Observations of suprathermal electrons in Mercury's magnetosphere during the three MESSENGER flybys

摘要

In 2008 the MESSENGER spacecraft made the first direct observation of Mercury's magnetosphere in the more than 30 years since the Mariner 10 encounters. During MESSENGER'S first flyby on 14 January 2008, the interplanetary magnetic field (IMF) was northward immediately prior to and following MESSENGER'S equatorial passage through this small magnetosphere. The Energetic Particle Spectrometer (EPS), one of two sensors on the Energetic Particle and Plasma Spectrometer instrument that responds to electrons from ～35 keV to 1 MeV and ions from ~35 keV to 2.75 MeV, saw no increases in particle intensity above instrumental background (~5 particles/cm~2/sr/s/keV at 45 keV) at any time during the probe's magnetospheric passage. During MESSENGER'S second flyby on 6 October 2008, there was a steady southward IMF, and intense reconnection was observed between the planet's magnetic field and the IMF. However, once again EPS did not observe bursts of energetic particles similar to those reported by Mariner 10 from its March 1974 encounter. On 29 September 2009, MESSENGER flew by Mercury for the third and final time before orbit insertion in March 2011. Although a spacecraft safe-hold event stopped science measurements prior to the outbound portion of the flyby, all instruments recorded full observations until a few minutes before the closest approach.
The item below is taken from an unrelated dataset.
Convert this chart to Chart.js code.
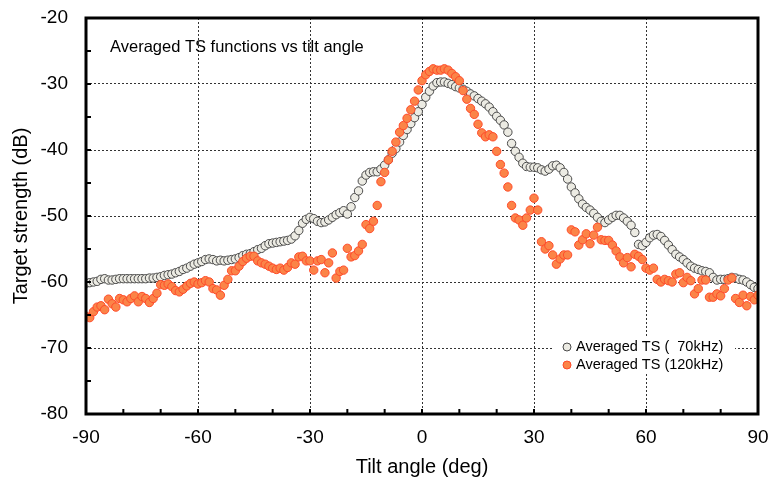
<!DOCTYPE html>
<html>
<head>
<meta charset="utf-8">
<script src="https://cdn.jsdelivr.net/npm/chart.js@4.4.0/dist/chart.umd.min.js"></script>
<style>
  html, body { margin: 0; padding: 0; background: #fff; }
  #wrap { width: 769px; height: 480px; position: relative; }
</style>
</head>
<body>
<div id="wrap"><canvas id="tsChart"></canvas></div>
<script>
// tilt angle (deg)
const angles = [
  -90, -89, -88, -87, -86, -85, -84, -83, -82, -81,
  -80, -79, -78, -77, -76, -75, -74, -73, -72, -71,
  -70, -69, -68, -67, -66, -65, -64, -63, -62, -61,
  -60, -59, -58, -57, -56, -55, -54, -53, -52, -51,
  -50, -49, -48, -47, -46, -45, -44, -43, -42, -41,
  -40, -39, -38, -37, -36, -35, -34, -33, -32, -31,
  -30, -29, -28, -27, -26, -25, -24, -23, -22, -21,
  -20, -19, -18, -17, -16, -15, -14, -13, -12, -11,
  -10, -9, -8, -7, -6, -5, -4, -3, -2, -1,
  0, 1, 2, 3, 4, 5, 6, 7, 8, 9,
  10, 11, 12, 13, 14, 15, 16, 17, 18, 19,
  20, 21, 22, 23, 24, 25, 26, 27, 28, 29,
  30, 31, 32, 33, 34, 35, 36, 37, 38, 39,
  40, 41, 42, 43, 44, 45, 46, 47, 48, 49,
  50, 51, 52, 53, 54, 55, 56, 57, 58, 59,
  60, 61, 62, 63, 64, 65, 66, 67, 68, 69,
  70, 71, 72, 73, 74, 75, 76, 77, 78, 79,
  80, 81, 82, 83, 84, 85, 86, 87, 88, 89,
  90
];

// averaged TS, 70 kHz (dB)
const ts70 = [
  -60.2, -60.1, -60.0, -59.9, -59.6, -59.5, -59.7, -59.7, -59.6, -59.5,
  -59.5, -59.5, -59.5, -59.5, -59.5, -59.5, -59.5, -59.4, -59.4, -59.3,
  -59.2, -59.0, -58.9, -58.8, -58.6, -58.4, -58.1, -57.9, -57.6, -57.3,
  -57.1, -56.9, -56.6, -56.5, -56.6, -56.8, -56.7, -56.8, -56.7, -56.6,
  -56.5, -56.3, -56.0, -55.8, -55.7, -55.4, -55.1, -54.9, -54.5, -54.2,
  -54.1, -54.0, -53.9, -53.8, -53.7, -53.5, -53.0, -52.2, -51.1, -50.5,
  -50.2, -50.4, -50.8, -51.0, -50.9, -50.6, -50.2, -49.8, -49.5, -49.2,
  -49.7, -48.6, -47.2, -46.2, -44.7, -43.8, -43.4, -43.3, -43.3, -42.9,
  -42.3, -41.5, -40.5, -39.8, -38.8, -37.8, -36.9, -36.0, -35.1, -34.2,
  -33.1, -32.0, -31.1, -30.3, -29.8, -29.7, -29.7, -29.9, -30.1, -30.4,
  -30.6, -30.8, -31.1, -31.5, -31.8, -32.2, -32.6, -33.0, -33.5, -34.2,
  -34.9, -35.5, -36.2, -37.3, -39.0, -40.2, -41.1, -42.0, -42.5, -42.6,
  -42.6, -42.7, -43.0, -43.2, -42.9, -42.4, -42.3, -42.7, -43.4, -44.4,
  -45.6, -46.5, -47.4, -48.2, -48.7, -49.1, -49.6, -50.2, -50.8, -51.0,
  -50.6, -50.2, -49.9, -49.9, -50.3, -50.8, -51.4, -52.5, -54.3, -54.5,
  -54.0, -53.3, -52.9, -52.8, -53.1, -53.7, -54.4, -55.1, -55.8, -56.2,
  -56.6, -57.1, -57.6, -57.9, -58.1, -58.3, -58.4, -58.6, -59.3, -59.7,
  -59.6, -59.6, -59.5, -59.3, -59.4, -59.6, -59.7, -60.0, -60.4, -60.8,
  -61.0
];

// averaged TS, 120 kHz (dB)
const ts120 = [
  -65.2, -65.4, -64.5, -63.8, -63.6, -64.2, -62.6, -63.3, -63.8, -62.5,
  -62.7, -63.0, -62.5, -62.1, -63.0, -62.2, -62.5, -63.1, -62.5, -61.7,
  -60.4, -60.5, -60.3, -60.7, -61.3, -61.5, -61.1, -60.6, -60.2, -60.0,
  -60.3, -60.1, -59.8, -60.0, -61.0, -61.2, -62.0, -60.5, -59.6, -58.3,
  -58.3, -57.6, -56.9, -56.4, -56.1, -56.1, -56.8, -57.1, -57.3, -57.6,
  -57.9, -58.1, -57.9, -58.2, -57.8, -57.1, -57.3, -56.2, -56.1, -56.8,
  -56.8, -58.2, -56.8, -56.6, -58.6, -57.1, -55.6, -59.4, -58.4, -58.2,
  -54.9, -56.2, -56.0, -55.3, -54.3, -51.3, -51.9, -50.8, -48.4, -44.8,
  -43.4, -41.5, -40.2, -38.8, -37.3, -36.3, -35.2, -33.9, -32.6, -30.9,
  -29.5, -28.6, -28.1, -27.7, -27.9, -27.9, -27.7, -27.9, -28.4, -28.9,
  -29.5, -31.0, -32.3, -33.7, -34.6, -36.1, -37.4, -38.0, -37.7, -38.0,
  -40.2, -42.2, -43.5, -45.6, -48.4, -50.3, -50.6, -51.4, -50.3, -49.1,
  -47.3, -49.1, -53.9, -55.0, -54.5, -55.9, -57.3, -56.5, -55.9, -55.9,
  -52.1, -52.4, -54.4, -53.6, -52.7, -54.2, -52.9, -51.7, -53.6, -53.7,
  -53.7, -54.4, -55.3, -56.2, -57.1, -56.3, -57.7, -55.8, -56.1, -56.6,
  -57.9, -58.2, -57.9, -59.6, -60.0, -59.6, -59.8, -60.0, -58.8, -58.6,
  -60.1, -59.3, -59.8, -61.8, -61.0, -59.7, -59.7, -62.3, -62.3, -61.8,
  -62.1, -61.0, -59.7, -59.4, -62.5, -63.1, -62.0, -63.6, -62.2, -62.7,
  -62.0
];

const xTickLabels = [-90, -60, -30, 0, 30, 60, 90];
const yTickLabels = [-80, -70, -60, -50, -40, -30, -20];
const seriesNames = ['Averaged TS (  70kHz)', 'Averaged TS (120kHz)'];
const chartTitle = 'Averaged TS functions vs tilt angle';

const FONT = '"Liberation Sans", Arial, sans-serif';
const GRAY_FILL = '#ecebe3';
const GRAY_LINE = '#4a4a4a';
const ORANGE_FILL = '#fb8448';
const ORANGE_LINE = '#ff4a2a';

function toPoints(xs, ys) {
  const out = [];
  for (let i = 0; i < xs.length && i < ys.length; i++) {
    out.push({x: xs[i], y: ys[i]});
  }
  return out;
}

// frame, inward ticks, inner title and legend
const framePlugin = {
  id: 'frame',
  afterDatasetsDraw(chart) {
    const ctx = chart.ctx;
    const a = chart.chartArea;
    const xs = chart.scales.x;
    const ys = chart.scales.y;
    ctx.save();

    ctx.strokeStyle = '#000';
    ctx.lineWidth = 2;
    for (const t of xs.ticks) {
      const px = xs.getPixelForValue(t.value);
      ctx.beginPath();
      ctx.moveTo(px, a.bottom);
      ctx.lineTo(px, a.bottom - 5);
      ctx.stroke();
    }
    for (const t of ys.ticks) {
      const py = ys.getPixelForValue(t.value);
      ctx.beginPath();
      ctx.moveTo(a.left, py);
      ctx.lineTo(a.left + 5, py);
      ctx.stroke();
    }

    ctx.lineWidth = 3;
    ctx.strokeRect(a.left, a.top, a.right - a.left, a.bottom - a.top);

    ctx.fillStyle = '#000';
    ctx.font = '16.5px ' + FONT;
    ctx.textBaseline = 'middle';
    ctx.textAlign = 'left';
    ctx.fillText(chartTitle, a.left + 24, a.top + 29);

    // legend box
    const bx = a.right - 205;
    const by = a.bottom - 77;
    ctx.fillStyle = '#fff';
    ctx.fillRect(bx, by, 182, 37);
    const rows = [[GRAY_FILL, GRAY_LINE], [ORANGE_FILL, ORANGE_LINE]];
    ctx.font = '14.5px ' + FONT;
    for (let i = 0; i < rows.length; i++) {
      const cy = by + 10 + i * 18;
      ctx.beginPath();
      ctx.arc(bx + 14, cy, 4, 0, Math.PI * 2);
      ctx.fillStyle = rows[i][0];
      ctx.fill();
      ctx.lineWidth = 1;
      ctx.strokeStyle = rows[i][1];
      ctx.stroke();
      ctx.fillStyle = '#000';
      ctx.fillText(seriesNames[i], bx + 23, cy);
    }
    ctx.restore();
  }
};

function gridColor(list, lo, hi) {
  return (c) => {
    const v = c.tick ? c.tick.value : null;
    if (v === lo || v === hi) return 'rgba(0,0,0,0)';
    return list.includes(v) ? '#333' : 'rgba(0,0,0,0)';
  };
}

window.addEventListener('load', () => {
  Chart.defaults.font.family = FONT;
  Chart.defaults.color = '#000';
  const ctx = document.querySelector('#tsChart').getContext('2d');
  new Chart(ctx, {
    type: 'scatter',
    data: {
      datasets: [
        {
          label: seriesNames[1],
          data: toPoints(angles, ts120),
          backgroundColor: ORANGE_FILL,
          borderColor: ORANGE_LINE,
          borderWidth: 1,
          pointRadius: 4.2,
          order: 0,
        },
        {
          label: seriesNames[0],
          data: toPoints(angles, ts70),
          backgroundColor: GRAY_FILL,
          borderColor: GRAY_LINE,
          borderWidth: 1,
          pointRadius: 4.2,
          order: 1,
        },
      ],
    },
    options: {
      responsive: true,
      maintainAspectRatio: false,
      animation: false,
      layout: { padding: { left: 0, right: 11, top: 18, bottom: 0 } },
      plugins: {
        legend: { display: false },
        tooltip: { enabled: false },
      },
      scales: {
        x: {
          type: 'linear',
          min: -90,
          max: 90,
          afterFit: (s) => { s.height = 66; s.paddingLeft = 0; s.paddingRight = 0; },
          ticks: {
            stepSize: 10,
            autoSkip: false,
            maxRotation: 0,
            padding: 12,
            font: { size: 19 },
            callback: (v) => xTickLabels.includes(v) ? String(v) : '',
          },
          grid: { drawTicks: false, color: gridColor(xTickLabels, -90, 90), lineWidth: 1 },
          border: { display: false, dash: [2, 2] },
          title: { display: true, text: 'Tilt angle (deg)', font: { size: 20 }, padding: { top: 0, bottom: 1 } },
        },
        y: {
          min: -80,
          max: -20,
          afterFit: (s) => { s.width = 86; s.paddingTop = 0; s.paddingBottom = 0; },
          ticks: {
            stepSize: 5,
            autoSkip: false,
            padding: 18,
            font: { size: 19 },
            callback: (v) => yTickLabels.includes(v) ? String(v) : '',
          },
          grid: { drawTicks: false, color: gridColor(yTickLabels, -80, -20), lineWidth: 1 },
          border: { display: false, dash: [2, 2] },
          title: { display: true, text: 'Target strength (dB)', font: { size: 20 }, padding: { top: 9, bottom: 0 } },
        },
      },
    },
    plugins: [framePlugin],
  });
});
</script>
</body>
</html>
In particular, the MESSENGER Magnetometer documented several substorm-like signatures of extreme loading of Mercury's magnetotail, but again EPS measured no energetic ions or electrons above instrument background during the inbound portion of the flyby. MESSENGER'S X-Ray Spectrometer (XRS) nonetheless observed photons resulting from low-energy (～10keV) electrons impinging on its detectors during each of the three flybys. We infer that suprathermal plasma electrons below the EPS energy threshold caused the bremsstrahlung seen by XRS. In this paper, we summarize the energetic particle observations made by EPS and XRS during MESSENGER'S three Mercury flybys, and we revisit the observations reported by Mariner 10 in the context of these new results.